Разумеется, православные проповедники были прежде всего обличителями пороков и не стремились анализировать действительную ситуацию и уж тем более реальные человеческие (женские) эмоции. Но пристальный анализ церковных текстов, касающихся описаний «добрых» и «злых» жен, позволяет заметить постепенные изменения, обусловленные динамикой формирования и, можно сказать, «усложнения идеалов». Рассмотрение литературной эволюции образов «доброй» и «злой» жен проливает свет на изменения в умонастроениях людей, живших несколько веков назад, а значит, и на перемены в частной жизни женщин Древней Руси и Московии.
Известно, что православная концепция характеризовала «добрую жену» прежде всего как женщину работящую, «страдолюбивую», что означало — как хорошую хозяйку. Идеал супруги был ориентирован на женщину профессионально не занятую, которая усердно работает «по дому», «чада и челядь питает», «чинит медоточное житие» и дает «много користи дому». Даже в чистой стилизации литературных эпизодов, повествующих о работящих «добрых женах» чувствовалось значение и ценность в семейной жизни того времени женщины житейски умудренной, умеющей «вести дом». В то же время, ориентируя на поиски «доброй жены», учительная литература XII–XVII веков на первое место ставила, конечно, не материальный фактор (семейное благополучие, достигнутое благодаря трудолюбию женщины), а факторы нравственно-идеологические. В первом ряду здесь была религиозность («добрая жена» должна была быть богобоязненной), далее следовал факторы социальный (от «доброй жены» требовалось добровольное отречение от любых дел вне семьи) и моральный: под «доброй женой» разумелась жена покорная («покоривая», «смиренная», «тихая»), безоговорочно согласная на признание своей второстепенности по сравнению с мужем, а потому верная, преданная ему при любых обстоятельствах. «Добрая жена» рисовалась авторам церковных поучений «светом ума и тихости».[289]

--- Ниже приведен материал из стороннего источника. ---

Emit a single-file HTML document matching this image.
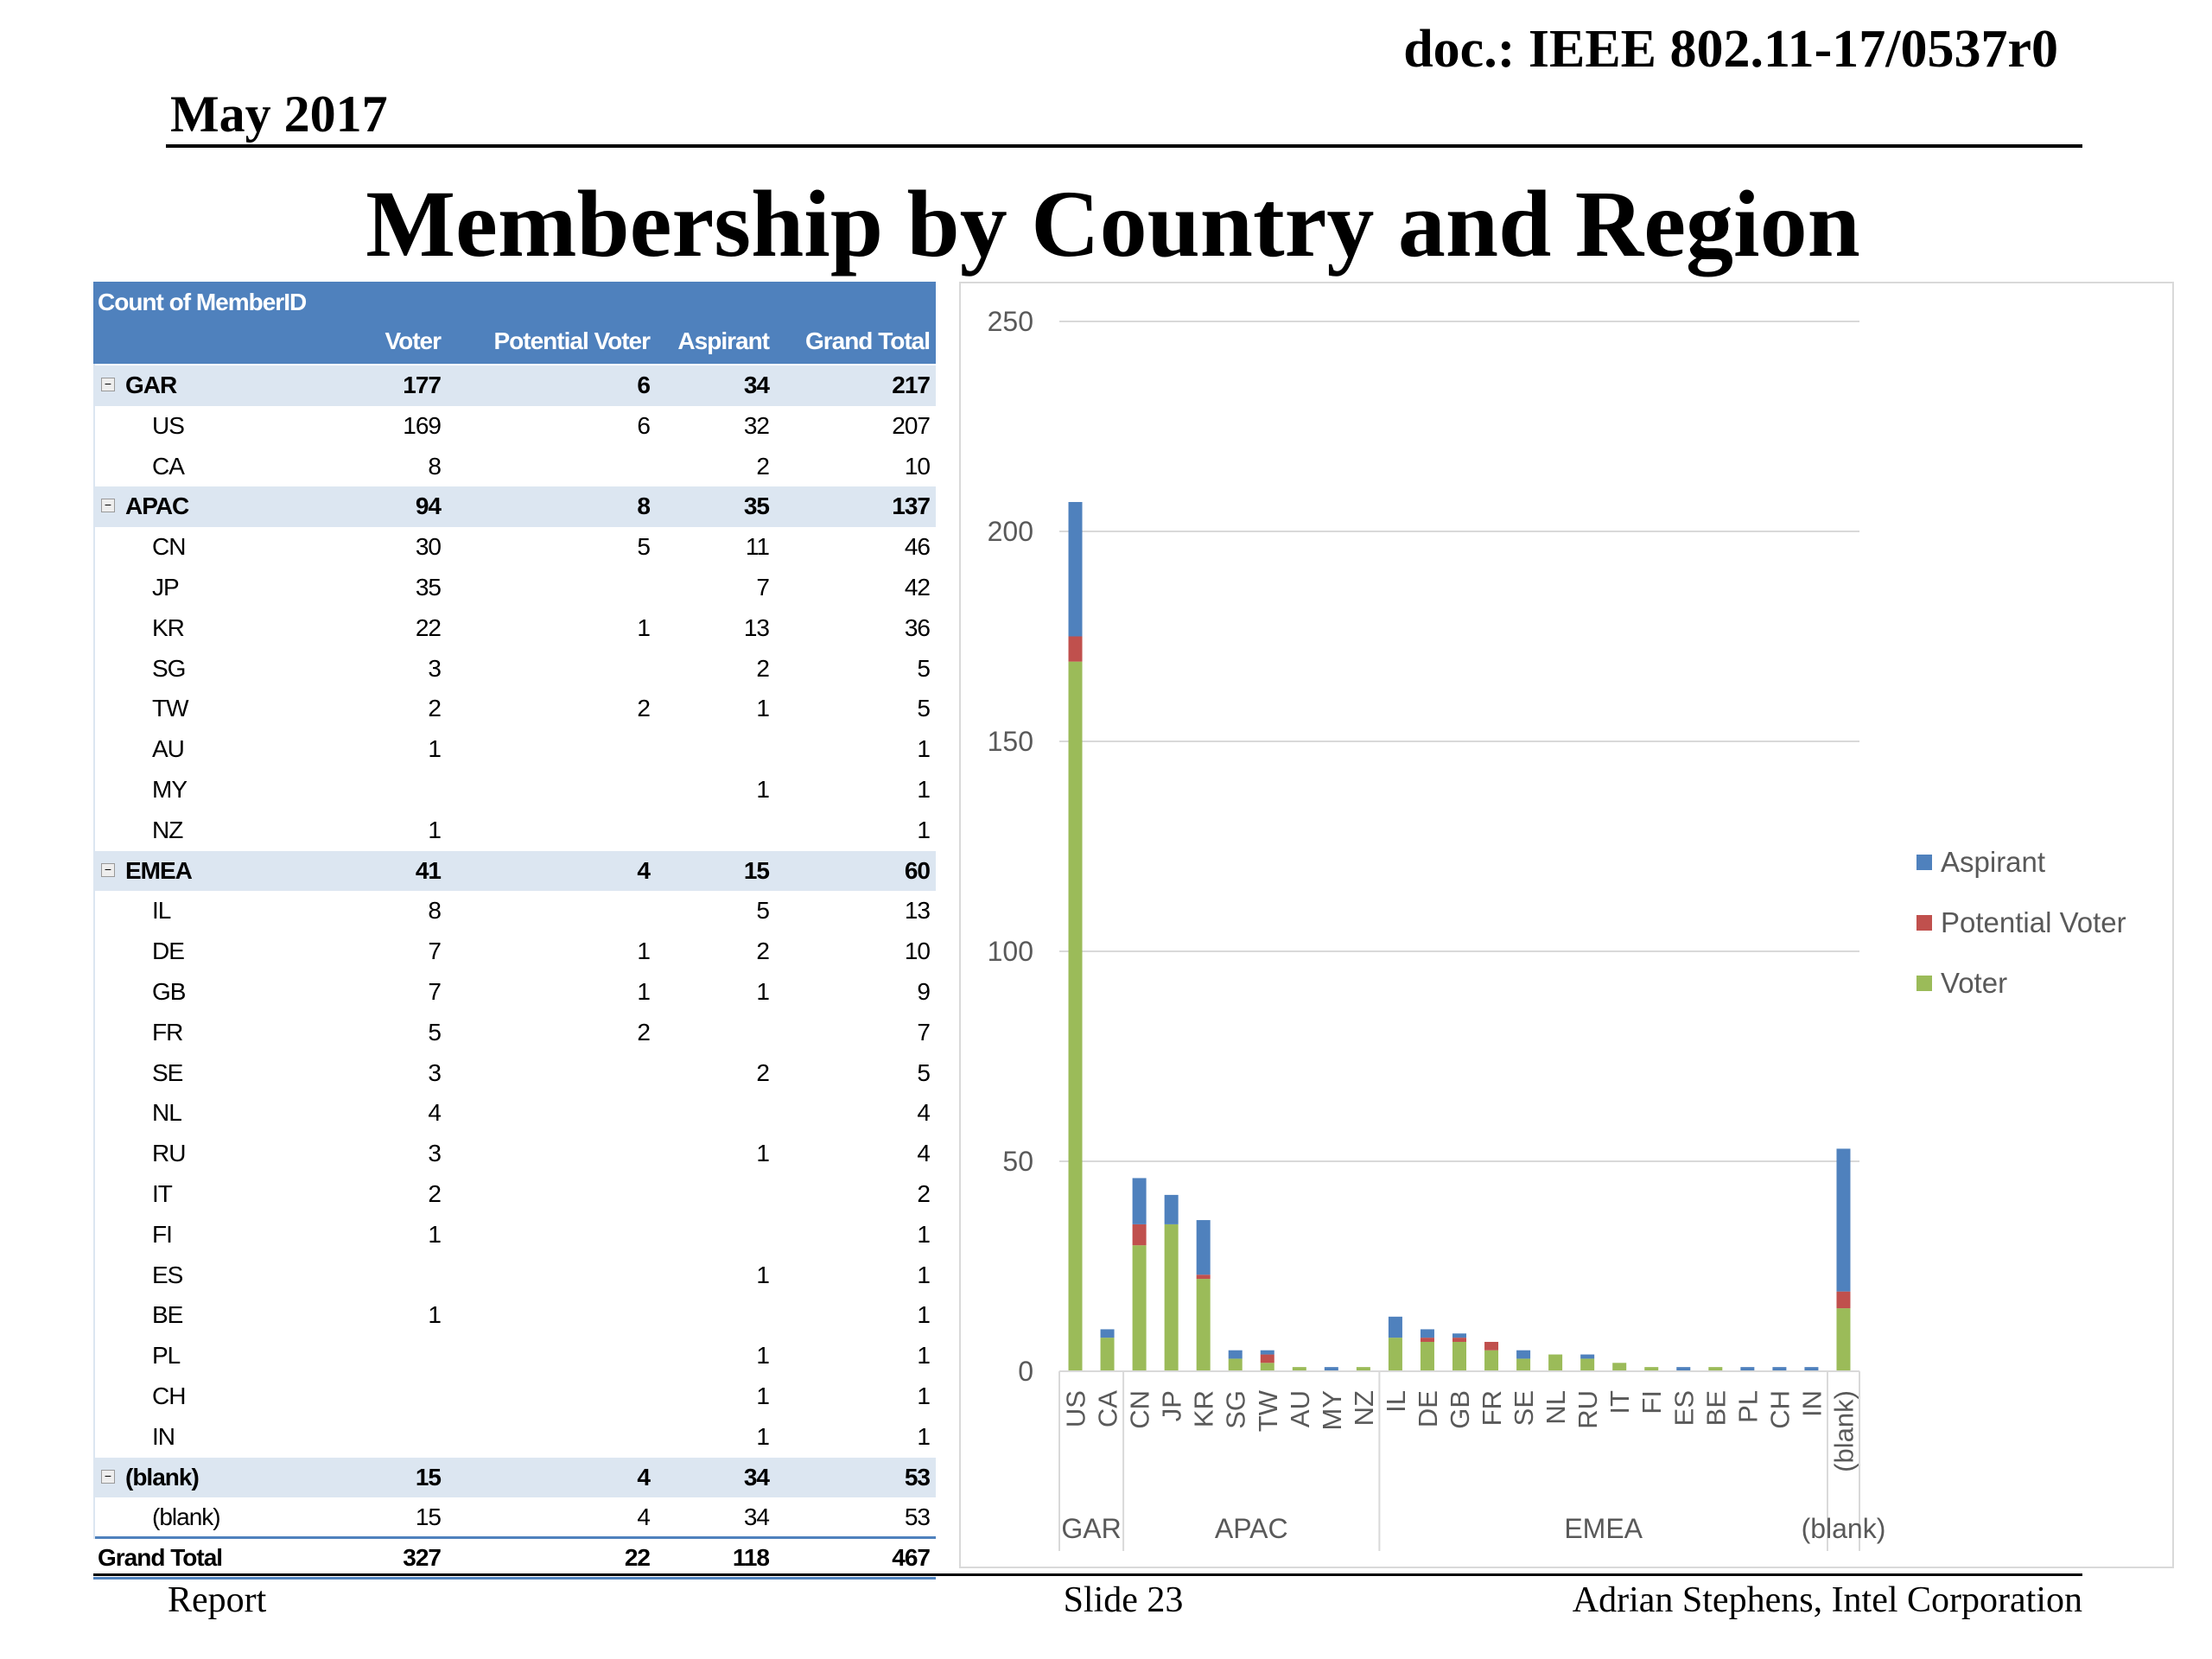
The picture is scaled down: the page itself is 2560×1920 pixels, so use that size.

Образы «добрых жен» в письменных светских памятниках домонгольского и монгольского времени (X–XV века) не столь часты, как можно было бы думать. При этом все они статичны и прямолинейны. Частная жизнь выдающихся женщин Древней Руси, которые в силу свершенных ими «деяний» вполне могли бы считаться «добрыми женами» — от княгини Ольги до жены Дмитрия Донского Евдокии Дмитриевны, — почти не поддается реконструкции. В источниках все они предстают как бы анфас (как в ранней русской иконописи, где изображение лишено объема и перспективы) — в наиболее значительных поступках, символичных и лаконичных высказываниях. Как это ни удивительно для женских образов — казалось бы, долженствующих быть более эмоциональными, — они предстают лишенными душевных терзаний (хотя и могущими испытывать муки телесные), вне какой-либо «психологии возраста», в каком-то идеальном, вневременном состоянии. Многие замечательные женщины выписаны яркими красками (великая княгиня Ольга, галицкая княгиня Всеволожая, черниговская княгиня Мария), но без полутонов, создающихся противоречиями внутреннего мира человека. Даже внешние черты большинства летописных княгинь и княжон (в отличие от их мужей, отцов, сыновей) совершенно стерты.
Как ни трудно было воссоздавать психологические характеристики древнерусских правителей — это оказалось возможным.[290] Проникнуть же в мир индивидуальных интересов их жен нельзя: в летописях они почти «невидимы», однохарактерны.[291] У всех достойных подражания русских князей, если судить по летописям, в семье был полный лад, «любов велика»,[292] и ни одна «злая жена» своими поступками и норовом не подпортила им «характеристики». Читатель должен был полагать, что каждому «хорошему» князю, наделенному врожденным капиталом добродетелей, автоматически удавалось обрести и «добрую жену», которую церковные поучения именовали «венцом мужу», его «веселием» и «чястью блага».[293] Летописцам удавалось поразительным образом не «проговариваться», не сообщать подробностей личной жизни этих «добрых жен». Нет сомнения, что для идеала любви было мало места в трезвых материальных и политических расчетах русского Средневековья, причем в среде аристократии (о которой и шла речь в летописях) — особенно. Но тем не менее летописцы, создавая образы и образцы ирреально-благостной, одухотворенной любви, заставляли сопереживать своих читательниц именно этому идеалу.